§ Instructions for the task
Only a number is wanted: how many lines of the entries include the string "this"?

***** Materials provided *****

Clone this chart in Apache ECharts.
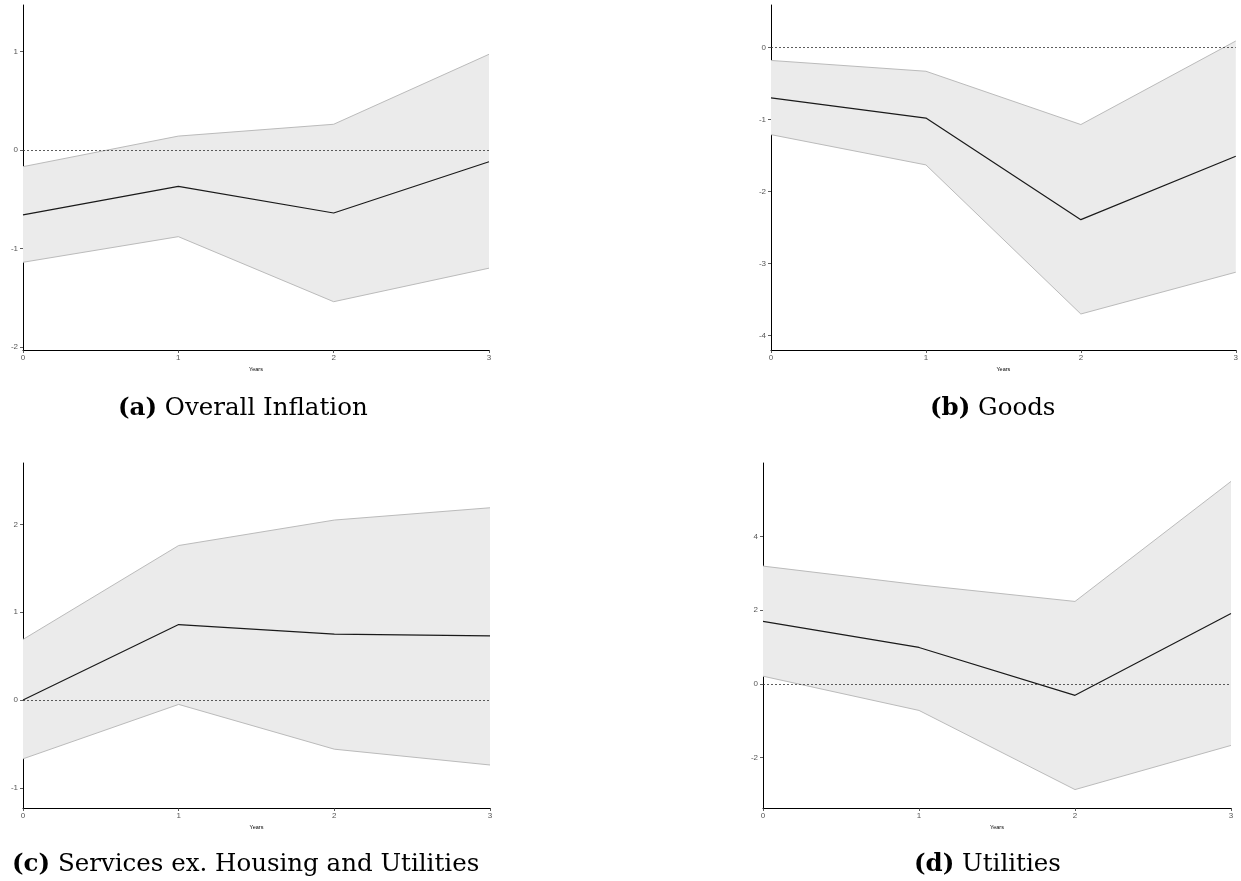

*****
***** Materials provided *****

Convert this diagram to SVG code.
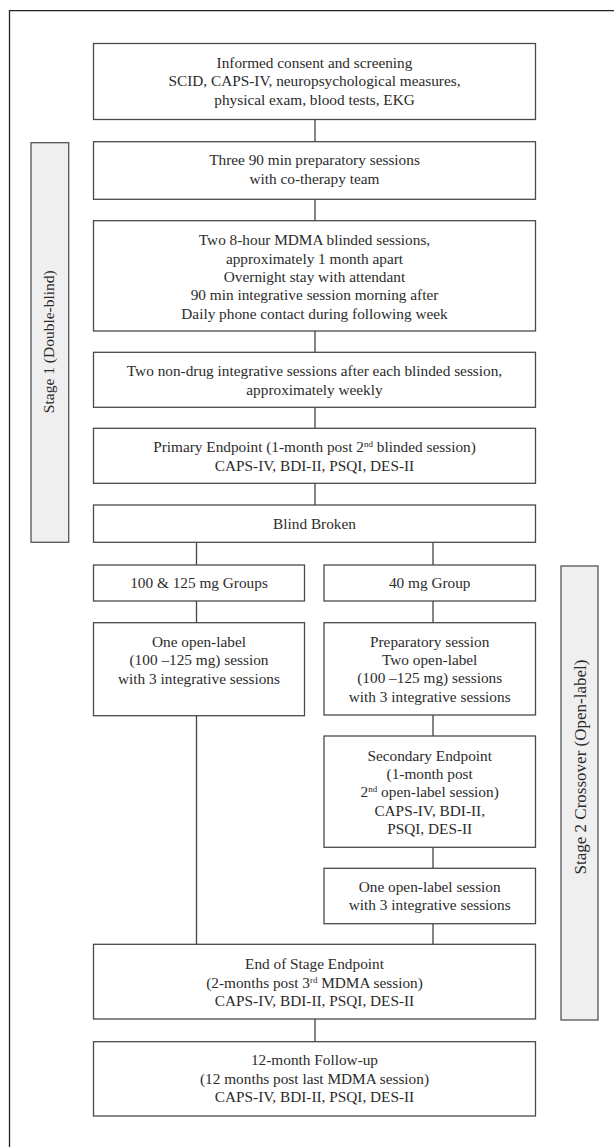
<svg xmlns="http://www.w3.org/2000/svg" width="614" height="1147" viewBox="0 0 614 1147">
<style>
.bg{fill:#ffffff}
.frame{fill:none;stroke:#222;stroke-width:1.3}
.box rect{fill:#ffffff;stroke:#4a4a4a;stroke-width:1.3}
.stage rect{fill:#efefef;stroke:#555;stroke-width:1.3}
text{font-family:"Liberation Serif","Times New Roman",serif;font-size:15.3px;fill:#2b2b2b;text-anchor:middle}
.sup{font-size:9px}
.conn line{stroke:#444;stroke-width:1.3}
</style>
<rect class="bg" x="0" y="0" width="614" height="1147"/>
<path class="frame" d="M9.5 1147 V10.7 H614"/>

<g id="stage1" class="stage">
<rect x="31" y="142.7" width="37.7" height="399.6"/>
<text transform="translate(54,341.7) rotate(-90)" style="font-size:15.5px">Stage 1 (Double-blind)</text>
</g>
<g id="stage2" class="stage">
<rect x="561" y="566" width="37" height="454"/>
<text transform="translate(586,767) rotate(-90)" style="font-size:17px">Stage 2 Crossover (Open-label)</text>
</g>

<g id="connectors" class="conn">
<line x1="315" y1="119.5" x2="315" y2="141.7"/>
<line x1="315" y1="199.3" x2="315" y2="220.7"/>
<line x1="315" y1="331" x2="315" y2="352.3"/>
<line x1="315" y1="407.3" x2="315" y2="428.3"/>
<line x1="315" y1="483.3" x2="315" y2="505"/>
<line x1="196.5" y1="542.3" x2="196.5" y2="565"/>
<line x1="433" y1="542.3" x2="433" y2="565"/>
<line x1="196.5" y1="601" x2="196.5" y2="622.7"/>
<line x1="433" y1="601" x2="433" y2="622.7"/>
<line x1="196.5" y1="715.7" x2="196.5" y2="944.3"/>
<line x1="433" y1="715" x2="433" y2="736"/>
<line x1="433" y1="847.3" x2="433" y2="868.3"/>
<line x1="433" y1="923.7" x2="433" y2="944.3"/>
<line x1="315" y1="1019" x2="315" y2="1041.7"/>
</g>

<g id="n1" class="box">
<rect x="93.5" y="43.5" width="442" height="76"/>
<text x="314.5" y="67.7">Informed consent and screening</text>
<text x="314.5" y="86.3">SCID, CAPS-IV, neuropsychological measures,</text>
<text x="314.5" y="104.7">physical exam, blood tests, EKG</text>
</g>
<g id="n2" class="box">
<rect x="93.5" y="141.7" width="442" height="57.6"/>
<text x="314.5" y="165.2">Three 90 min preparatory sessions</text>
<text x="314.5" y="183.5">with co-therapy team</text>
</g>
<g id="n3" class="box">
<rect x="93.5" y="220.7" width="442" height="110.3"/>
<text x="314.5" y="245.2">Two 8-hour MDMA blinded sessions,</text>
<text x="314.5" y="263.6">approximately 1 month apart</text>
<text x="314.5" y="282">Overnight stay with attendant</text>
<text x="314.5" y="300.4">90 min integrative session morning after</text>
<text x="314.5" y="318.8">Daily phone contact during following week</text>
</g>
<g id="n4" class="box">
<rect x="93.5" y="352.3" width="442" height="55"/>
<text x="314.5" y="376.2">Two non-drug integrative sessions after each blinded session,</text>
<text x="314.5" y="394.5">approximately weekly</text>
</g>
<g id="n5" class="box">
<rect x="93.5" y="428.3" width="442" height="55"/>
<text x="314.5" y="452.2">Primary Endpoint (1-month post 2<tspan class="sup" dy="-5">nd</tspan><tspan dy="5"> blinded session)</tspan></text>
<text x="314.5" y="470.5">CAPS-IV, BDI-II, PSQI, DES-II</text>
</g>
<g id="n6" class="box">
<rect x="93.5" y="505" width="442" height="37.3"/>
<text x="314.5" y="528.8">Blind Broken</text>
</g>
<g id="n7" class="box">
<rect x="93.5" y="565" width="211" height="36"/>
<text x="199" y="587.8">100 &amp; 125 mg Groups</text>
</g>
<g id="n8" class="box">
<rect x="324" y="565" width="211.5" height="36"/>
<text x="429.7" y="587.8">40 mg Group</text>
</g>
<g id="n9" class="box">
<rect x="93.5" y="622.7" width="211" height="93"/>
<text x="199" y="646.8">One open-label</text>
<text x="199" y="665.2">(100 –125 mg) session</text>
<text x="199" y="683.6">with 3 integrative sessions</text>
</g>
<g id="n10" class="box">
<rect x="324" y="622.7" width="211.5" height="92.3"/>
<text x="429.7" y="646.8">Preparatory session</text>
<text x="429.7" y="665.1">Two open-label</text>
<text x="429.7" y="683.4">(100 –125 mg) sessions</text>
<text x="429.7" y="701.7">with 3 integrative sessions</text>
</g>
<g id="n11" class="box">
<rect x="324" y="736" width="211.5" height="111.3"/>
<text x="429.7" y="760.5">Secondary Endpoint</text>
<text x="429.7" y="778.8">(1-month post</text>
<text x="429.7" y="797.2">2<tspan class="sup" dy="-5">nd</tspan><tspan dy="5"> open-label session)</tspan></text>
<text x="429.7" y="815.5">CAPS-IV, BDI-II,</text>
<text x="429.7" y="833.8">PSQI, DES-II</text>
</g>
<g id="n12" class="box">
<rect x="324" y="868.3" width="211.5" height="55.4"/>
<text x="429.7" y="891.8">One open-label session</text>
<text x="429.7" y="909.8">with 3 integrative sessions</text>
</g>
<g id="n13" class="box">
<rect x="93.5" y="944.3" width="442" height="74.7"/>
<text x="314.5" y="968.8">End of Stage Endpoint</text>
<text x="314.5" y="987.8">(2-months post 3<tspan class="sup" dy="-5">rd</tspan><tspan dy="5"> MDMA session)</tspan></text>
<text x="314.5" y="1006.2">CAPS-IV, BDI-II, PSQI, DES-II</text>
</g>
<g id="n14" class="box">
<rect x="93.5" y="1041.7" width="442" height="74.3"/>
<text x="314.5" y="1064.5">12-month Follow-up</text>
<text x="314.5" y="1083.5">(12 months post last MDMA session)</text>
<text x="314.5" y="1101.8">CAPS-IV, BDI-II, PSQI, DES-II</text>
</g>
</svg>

*****

§ Full output
2